Sanko and Koldovskyi (2017) discussed the fundamental differences between U.S. GAAP and IFRS and impact of conversion. Author mentioned that due to cross border business operations, parent company needs to translate financial statements of subsidiary into consolidated financial statement. Based on discussion, it is concluded that it is necessary to converse and harmonize IFRS and U.S. GAAP into a single set of Global Accounting Standards to solve many of the world’s financial reporting problems.
Buesa, García and Tarancón (2020) conducted a study to compare the cyclical behavior of IAS 39, IFRS 9 and U.S. GAAP and found that IFRS 9 is less procyclical than the previous regulation (IAS 39) but more procyclical than U.S. GAAP. The reason is as per IFRS 9, one year provision under stage 1 for expected losses is required but full provision for lifetime expected losses is required as per U.S. GAAP which leads to higher provisions during the upswings phase of the financial cycle.
Lucchese and Carlo (2020) conducted a study to understand the inventory treatment under IFRS and U.S. GAAP. To find out the difference, three different cases were analyzed by considering simplification, comparability, cost formula employed and value measurement theories.
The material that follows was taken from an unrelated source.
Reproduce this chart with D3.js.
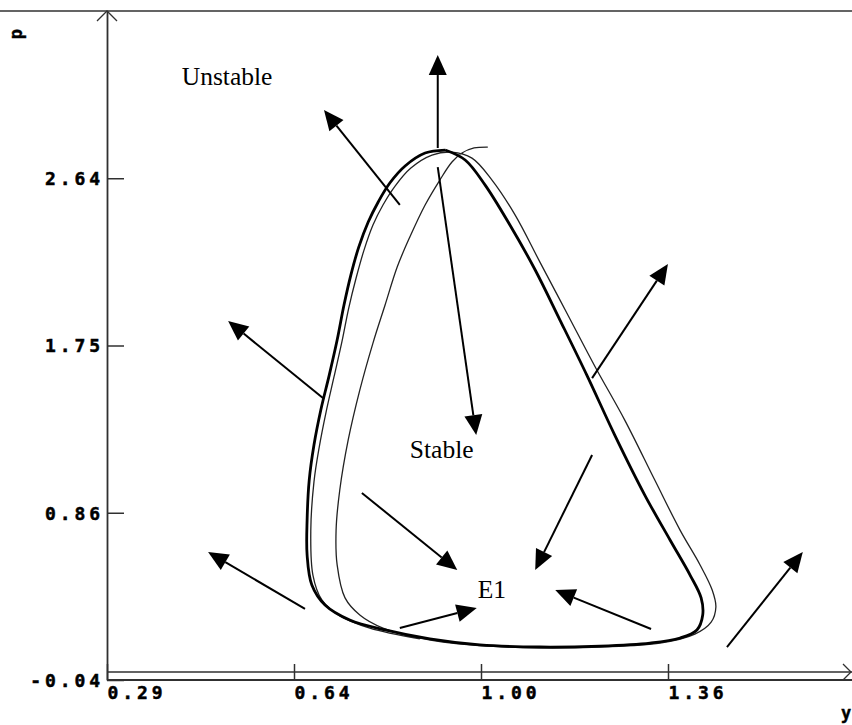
<!DOCTYPE html>
<html>
<head>
<meta charset="utf-8">
<script src="https://cdn.jsdelivr.net/npm/d3@7/dist/d3.min.js"></script>
<style>
  html, body { margin: 0; padding: 0; background: #fff; }
  svg { display: block; }
</style>
</head>
<body>
<svg id="chart" width="852" height="725"></svg>
<script>
// ---- data (phase plane: y horizontal, p vertical) ----
const xTickValues = [0.29, 0.645, 1.00, 1.355];
const xTickLabels = ["0.29", "0.64", "1.00", "1.36"];
const yTickValues = [-0.04, 0.8525, 1.745, 2.6375];
const yTickLabels = ["-0.04", "0.86", "1.75", "2.64"];

// stable limit cycle (closed orbit)
const limitCycle = [
  [0.930, 2.788], [0.968, 2.735], [1.006, 2.601], [1.053, 2.388], [1.101, 2.148],
  [1.148, 1.881], [1.199, 1.587], [1.252, 1.267], [1.309, 0.947], [1.357, 0.707],
  [1.395, 0.520], [1.416, 0.398], [1.419, 0.307], [1.408, 0.227], [1.376, 0.184],
  [1.319, 0.157], [1.224, 0.141], [1.110, 0.136], [0.996, 0.147], [0.901, 0.179],
  [0.816, 0.227], [0.749, 0.280], [0.702, 0.360], [0.677, 0.467], [0.668, 0.627],
  [0.668, 0.814], [0.672, 1.027], [0.681, 1.214], [0.694, 1.401], [0.710, 1.587],
  [0.725, 1.774], [0.738, 1.961], [0.751, 2.121], [0.766, 2.270], [0.784, 2.404],
  [0.803, 2.511], [0.825, 2.612], [0.854, 2.703], [0.892, 2.772], [0.930, 2.788]
];

// trajectory spiralling out onto the limit cycle
const trajectory = [
  [1.011, 2.804], [0.985, 2.799], [0.962, 2.772], [0.943, 2.724], [0.920, 2.628],
  [0.892, 2.495], [0.863, 2.324], [0.839, 2.164], [0.816, 1.961], [0.793, 1.758],
  [0.768, 1.507], [0.746, 1.241], [0.730, 0.974], [0.723, 0.760], [0.725, 0.574],
  [0.740, 0.398], [0.768, 0.307], [0.812, 0.237], [0.882, 0.184], [0.977, 0.147],
  [1.110, 0.131], [1.224, 0.136], [1.338, 0.157], [1.404, 0.205], [1.435, 0.269],
  [1.444, 0.350], [1.437, 0.440], [1.414, 0.574], [1.376, 0.760], [1.328, 1.027],
  [1.271, 1.347], [1.216, 1.625], [1.163, 1.908], [1.110, 2.190], [1.063, 2.441],
  [1.019, 2.628], [0.981, 2.745], [0.943, 2.777], [0.905, 2.761], [0.865, 2.692],
  [0.835, 2.596], [0.812, 2.495], [0.793, 2.388], [0.776, 2.254], [0.761, 2.105],
  [0.747, 1.945], [0.734, 1.764], [0.719, 1.577], [0.704, 1.390], [0.691, 1.203],
  [0.681, 1.017], [0.675, 0.760], [0.679, 0.520], [0.696, 0.387], [0.730, 0.302],
  [0.787, 0.237], [0.882, 0.179]
];

// direction arrows: [tailX, tailY, tipX, tipY]
const arrows = [
  [0.916, 2.799, 0.916, 3.295],
  [0.916, 2.697, 0.989, 1.267],
  [0.844, 2.495, 0.700, 3.002],
  [0.698, 1.465, 0.518, 1.876],
  [1.209, 1.571, 1.353, 2.180],
  [0.664, 0.339, 0.480, 0.643],
  [0.772, 0.958, 0.953, 0.547],
  [1.209, 1.161, 1.101, 0.547],
  [0.844, 0.237, 0.990, 0.344],
  [1.321, 0.232, 1.139, 0.440],
  [1.465, 0.136, 1.609, 0.643]
];

// annotations: [text, y, p]
const notes = [
  ["Unstable", 0.430, 3.135],
  ["Stable", 0.863, 1.145],
  ["E1", 0.992, 0.398]
];

// ---- drawing ----
const svg = d3.select("#chart");
const x = d3.scaleLinear().domain([0.29, 1.71]).range([108, 856]);
const y = d3.scaleLinear().domain([-0.04, 3.53]).range([680, 11]);
const axisColor = "#303030";
const monoFont = "'DejaVu Sans Mono', 'Liberation Mono', monospace";

// top frame line
svg.append("line").attr("x1", 0).attr("x2", 852).attr("y1", y(3.53)).attr("y2", y(3.53))
  .attr("stroke", axisColor).attr("stroke-width", 1.6);

// y axis (ticks to the right, labels on the left)
const gy = svg.append("g").attr("transform", `translate(${x(0.29) - 1},0)`)
  .call(d3.axisRight(y).tickValues(yTickValues).tickFormat((d, i) => yTickLabels[i])
    .tickSize(17).tickSizeOuter(0));
gy.select(".domain").attr("stroke", axisColor).attr("stroke-width", 1.8);
gy.selectAll(".tick line").attr("stroke", axisColor).attr("stroke-width", 1.5);
gy.selectAll(".tick text")
  .attr("x", -3).attr("text-anchor", "end").attr("dy", "0.36em")
  .style("font-family", monoFont).style("font-weight", "bold")
  .style("font-size", "18px").style("letter-spacing", "3.9px")
  .attr("fill", "#000").attr("stroke", "#000").attr("stroke-width", 0.5);

// y axis arrow head
svg.append("path")
  .attr("d", `M${x(0.29) - 11},${y(3.53) + 10} L${x(0.29) - 1},${y(3.53)} L${x(0.29) + 9},${y(3.53) + 10}`)
  .attr("fill", "none").attr("stroke", axisColor).attr("stroke-width", 1.3);

// x axis (double line with crossing ticks)
const gx = svg.append("g").attr("transform", `translate(-1,${y(-0.04)})`)
  .call(d3.axisTop(x).tickValues(xTickValues).tickFormat((d, i) => xTickLabels[i])
    .tickSize(16).tickSizeOuter(0));
gx.select(".domain").remove();
gx.selectAll(".tick line").attr("stroke", axisColor).attr("stroke-width", 1.5);
gx.selectAll(".tick text")
  .attr("y", 19).attr("dy", null).attr("x", 0).attr("text-anchor", "start")
  .style("font-family", monoFont).style("font-weight", "bold")
  .style("font-size", "18px").style("letter-spacing", "3.9px")
  .attr("fill", "#000").attr("stroke", "#000").attr("stroke-width", 0.5);

svg.append("line").attr("x1", x(0.29) - 1).attr("x2", 852)
  .attr("y1", y(-0.04)).attr("y2", y(-0.04))
  .attr("stroke", axisColor).attr("stroke-width", 1.8);
svg.append("line").attr("x1", x(0.29) - 1).attr("x2", 852)
  .attr("y1", y(-0.04) - 8).attr("y2", y(-0.04) - 8)
  .attr("stroke", axisColor).attr("stroke-width", 1.6);
svg.append("path")
  .attr("d", `M843,${y(-0.04) - 16} L851,${y(-0.04) - 8} L843,${y(-0.04)}`)
  .attr("fill", "none").attr("stroke", axisColor).attr("stroke-width", 1.3);

// axis names
svg.append("text").attr("transform", `translate(22,34) rotate(-90)`)
  .attr("text-anchor", "middle")
  .style("font-family", monoFont).style("font-weight", "bold").style("font-size", "17px")
  .attr("stroke", "#000").attr("stroke-width", 0.4)
  .text("p");
svg.append("text").attr("x", 841).attr("y", 719)
  .style("font-family", monoFont).style("font-weight", "bold").style("font-size", "17px")
  .attr("stroke", "#000").attr("stroke-width", 0.4)
  .text("y");

// curves
const line = d3.line().x(d => x(d[0])).y(d => y(d[1])).curve(d3.curveCatmullRom.alpha(0.5));
svg.append("path").datum(trajectory).attr("d", line)
  .attr("fill", "none").attr("stroke", "#222").attr("stroke-width", 1.3);
svg.append("path").datum(limitCycle).attr("d", line)
  .attr("fill", "none").attr("stroke", "#000").attr("stroke-width", 2.8);

// arrows
const headLen = 20, headHalf = 9;
const ga = svg.append("g");
arrows.forEach(a => {
  const x0 = x(a[0]), y0 = y(a[1]), x1 = x(a[2]), y1 = y(a[3]);
  const dx = x1 - x0, dy = y1 - y0, len = Math.hypot(dx, dy);
  const ux = dx / len, uy = dy / len;
  const bx = x1 - ux * headLen, by = y1 - uy * headLen;
  ga.append("line").attr("x1", x0).attr("y1", y0).attr("x2", bx).attr("y2", by)
    .attr("stroke", "#000").attr("stroke-width", 2);
  ga.append("path")
    .attr("d", `M${x1},${y1} L${bx - uy * headHalf},${by + ux * headHalf} L${bx + uy * headHalf},${by - ux * headHalf} Z`)
    .attr("fill", "#000");
});

// annotations
svg.append("g").selectAll("text").data(notes).join("text")
  .attr("x", d => x(d[1])).attr("y", d => y(d[2]))
  .style("font-family", "'Liberation Serif', 'Times New Roman', serif")
  .style("font-size", "25.5px").attr("fill", "#000")
  .text(d => d[0]);
</script>
</body>
</html>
Inventories are evaluated by using LIFO under U.S. GAAP but this method is not allowed under IFRS. The authors suggested that replacement cost is the best estimate for Net realizable value (NRV) of raw material.
Saleha, Rashidb & Suwaid (2020) conducted a study to find the impact of U.S. GAAP and IFRS differences related to revenue recognition and measurement; inventory valuation methods; extraordinary items; and the presentation of income and balance sheet statements on the financial reports of U.S. companies. Based on the discussion, fundamental differences are found that could affect the reported financial statements during the movement from the U.S. GAAP to the IFRS.
4. Conclusions
Based on literature review (part 1), it is found that corporation adopting U.S. GAAP convert and present their financial statements as per IFRS as well to provide detail information to the investors. In KPMG, 2017 study it is mentioned that investors and shareholders are looking for consistent and reliable financial statements and adoption of IFRS by corporations increase investors confidence as it’s easy for investors to understand. U.S. GAAP are considered complex than IFRS. Fajardo, 2016 also mentioned that adopting IFRS rather than conversion will help corporation to reduce cost and time associated with conversion process. Adoption of IFRS will provide quality information to the investors around the world which will support the world capital market.
Different studies are done to present the fundamental differences between U.S. GAAP and IFRS as mentioned above in part 2. Due to fundamental differences, reported net income and ratios varies of the two financial statements prepared by following U.S. GAAP and IFRS.
This paper findings are based on 27 research papers only. As accounting standards are changing due to change in current economic situations, there is a large scope for the future studies based on U.S. GAAP and IFRS differences and impact of those difference on the investors.